The country remains deeply polarized along ethnic and confessional lines. A just and lasting solution to the festering Kurdish issue remains ever elusive. Even as Erdogan blasts Israel for killing babies in Gaza, Turkish drones are killing women and children as they hunt down militants of the Kurdistan Workers Party (PKK) in Syria and Iraq. Human rights are in sharp decline across the board, with thousands of people including elected officials, academics and activists jailed for their thoughts. Independent media is all but dead. With the opposition decisively trounced and discredited in the May elections, the exodus of young white-collar professionals has accelerated. Racist violence against an estimated 3.7 million Syrians who poured into Turkey since the start of the civil conflict in 2011 is on the rise.

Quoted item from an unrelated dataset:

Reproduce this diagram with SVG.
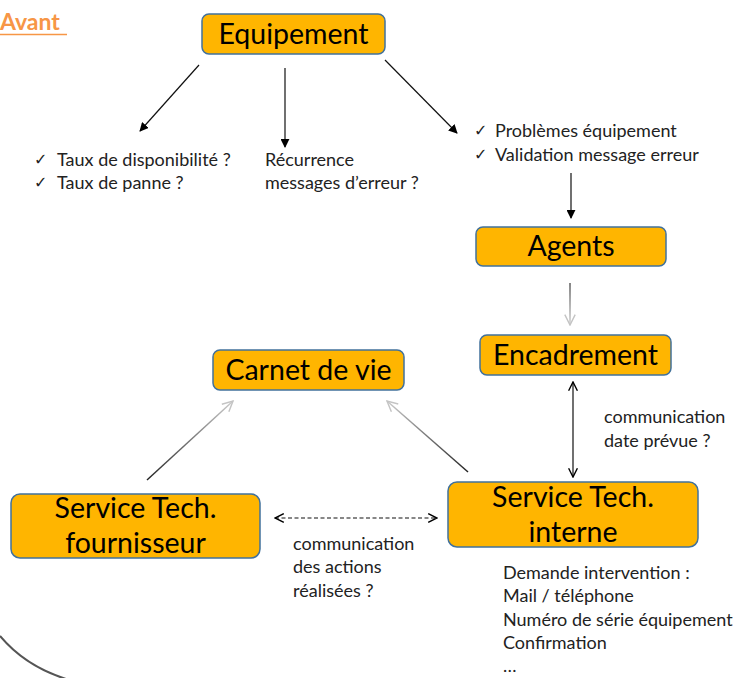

On modern Turkey’s 100th anniversary, Ataturk’s motto, “Happy is he who calls himself a Turk,” barely applies.

Missed opportunity

Ataturk gave women the right to vote ahead of their sisters in Switzerland, made them equal before the law and banned polygamy, for which he is lionized by pro-secular women, though few realize Turkey’s feminist movement dates back to Ottoman times. Moreover, it was not until 1990 that women could work without their husbands’ consent and not until Erdogan came to power that men were no longer considered legal guardians of the family. He is the first Turkish leader to authorize direct peace talks with the PKK and its imprisoned leader Abdullah Ocalan. He banned capital punishment and declared a policy of zero torture, to name a few of his dizzying reforms that shamed the European Union into opening membership talks with Turkey in 2005.

To be sure, Erdogan came closer than his predecessors to fulfilling many of the Western ideals that Ataturk purported to espouse. The deepest irony of all is that rather than undoing Ataturk’s legacy, Erdogan has been more successful in reversing his own.